FHA charges a percentage of the loan amount as an insurance policy (so to speak) because of the low down payment that is required (3.5%) to acquire a mortgage on a house.
The program is great and has helped many home buyers who otherwise would not be able to buy a home get it not a house. But, with the low down payment comes a higher risk and thus increased likelihood of default.
The new guidelines which go into effect increase the amount they charge on loans beginning on April 9, 2012. The new rate will be 1.25% of the loan amount for loans with less than 5% down payment and 1.20% for loans with greater than 5% down payment. How does it affect you if you are looking for a house under the FHA guidelines?

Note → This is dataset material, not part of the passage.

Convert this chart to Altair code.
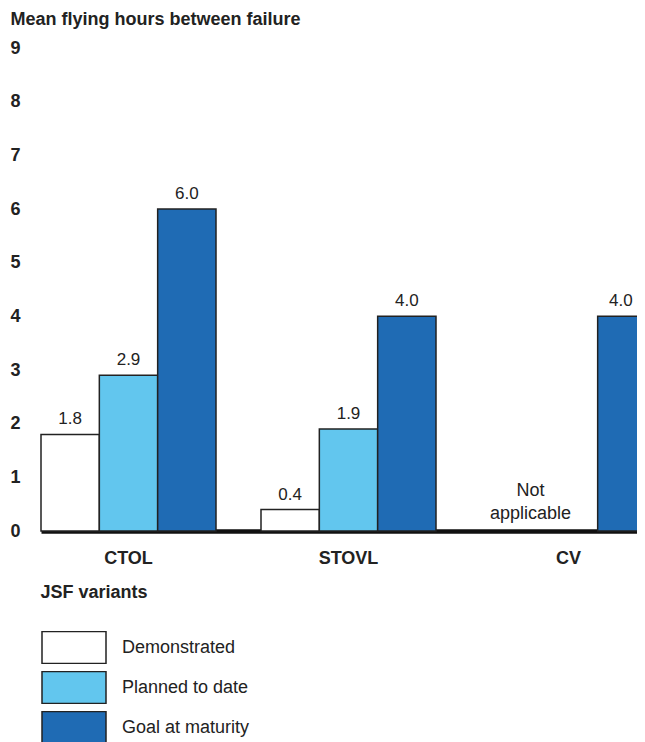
import altair as alt
import pandas as pd

variants = ["CTOL", "STOVL", "CV"]
series = ["Demonstrated", "Planned to date", "Goal at maturity"]
demonstrated = [1.8, 0.4, None]
planned = [2.9, 1.9, None]
goal = [6.0, 4.0, 4.0]
colors = ["#ffffff", "#62c6ee", "#1f6bb4"]
y_ticks = [0, 1, 2, 3, 4, 5, 6, 7, 8, 9]
na_variant = "CV"
na_text = ["Not", "applicable"]

rows = []
for i, v in enumerate(variants):
    for s, vals in zip(series, [demonstrated, planned, goal]):
        if vals[i] is not None:
            rows.append({"variant": v, "series": s, "value": vals[i]})
df = pd.DataFrame(rows)
na_df = pd.DataFrame({"variant": [na_variant], "label": [na_text]})

FONT = "Liberation Sans"
TXT = "#222222"

x_enc = alt.X(
    "variant:N",
    sort=variants,
    scale=alt.Scale(domain=variants, range=[0, 615], paddingInner=45 / 220, paddingOuter=0),
    axis=alt.Axis(
        title="JSF variants",
        titleX=-1, titleY=66, titleAlign="left", titleBaseline="alphabetic", titleAnchor="start",
        titleFont=FONT, titleFontSize=18, titleFontWeight="bold", titleColor=TXT,
        labelFont=FONT, labelFontSize=18, labelFontWeight="bold", labelColor=TXT,
        labelPadding=18, labelAngle=0,
        ticks=False, tickSize=0, grid=False,
        domain=True, domainWidth=4.5, domainColor="#111111",
    ),
)
y_enc = alt.Y(
    "value:Q",
    scale=alt.Scale(domain=[0, 9], nice=False),
    axis=alt.Axis(
        values=y_ticks, format="d",
        title="Mean flying hours between failure",
        titleAngle=0, titleX=-31, titleY=-24, titleAlign="left", titleBaseline="alphabetic",
        titleFont=FONT, titleFontSize=18, titleFontWeight="bold", titleColor=TXT,
        labelFont=FONT, labelFontSize=18, labelFontWeight="bold", labelColor=TXT,
        labelPadding=21, labelBaseline="middle",
        ticks=False, tickSize=0, grid=False, domain=False,
    ),
)
xoff = alt.XOffset("series:N", sort=series, scale=alt.Scale(domain=series, paddingInner=0, paddingOuter=0))

bars = alt.Chart(df).mark_bar(stroke="#222222", strokeWidth=1.5).encode(
    x=x_enc,
    xOffset=xoff,
    y=y_enc,
    fill=alt.Fill(
        "series:N",
        sort=series,
        scale=alt.Scale(domain=series, range=colors),
        legend=alt.Legend(
            title=None, orient="none", legendX=0, legendY=583, direction="vertical",
            padding=0, symbolType="M-1,-0.5H1V0.5H-1Z", symbolSize=4096,
            symbolStrokeColor="#222222", symbolStrokeWidth=1.5, symbolOpacity=1,
            labelFont=FONT, labelFontSize=18, labelColor=TXT, labelOffset=15,
            clipHeight=33, rowPadding=7,
        ),
    ),
)

is_edge = "datum.variant === 'CV' && datum.series === 'Goal at maturity'"

labels = alt.Chart(df).transform_filter(f"!({is_edge})").mark_text(
    baseline="alphabetic", dy=-10, font=FONT, fontSize=17, color=TXT
).encode(
    x=alt.X("variant:N", sort=variants),
    xOffset=xoff,
    y="value:Q",
    text=alt.Text("value:Q", format=".1f"),
)

edge_label = alt.Chart(df).transform_filter(is_edge).mark_text(
    baseline="alphabetic", dx=-6, dy=-10, font=FONT, fontSize=17, color=TXT
).encode(
    x=alt.X("variant:N", sort=variants),
    xOffset=xoff,
    y="value:Q",
    text=alt.Text("value:Q", format=".1f"),
)

na = alt.Chart(na_df).mark_text(
    baseline="alphabetic", dx=-38, dy=-35, lineHeight=22.5, font=FONT, fontSize=18, color=TXT
).encode(
    x=alt.X("variant:N", sort=variants),
    y=alt.datum(0),
    text="label",
)

chart = alt.layer(bars, labels, edge_label, na).properties(
    width=596,
    height=483,
    autosize=alt.AutoSizeParams(type="none"),
    padding={"left": 33, "top": 40, "right": 0, "bottom": 211},
    background="#ffffff",
).configure_view(stroke=None, strokeWidth=0)

chart.save("out.html", embed_options={"renderer": "svg", "actions": False})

When I did the calculations for a $100,000 home under the current program and the new one the payment based on the same interest rate increased the payment $10.00 a month. So, in essence for every $100,000 you borrow you will be paying back an additional $10.00 a month.
It may not seem like a lot but over the term of the loan it can add up...The benefit to this is that it is tax deductible. But it does not help you out every month just during tax time.
You can avoid the increased premium by finding a house and locking an interest rate in prior to April 9, 2012. You do not have to close on the house by then; just have a rate lock and be under contract to close for a house by that date to save the money.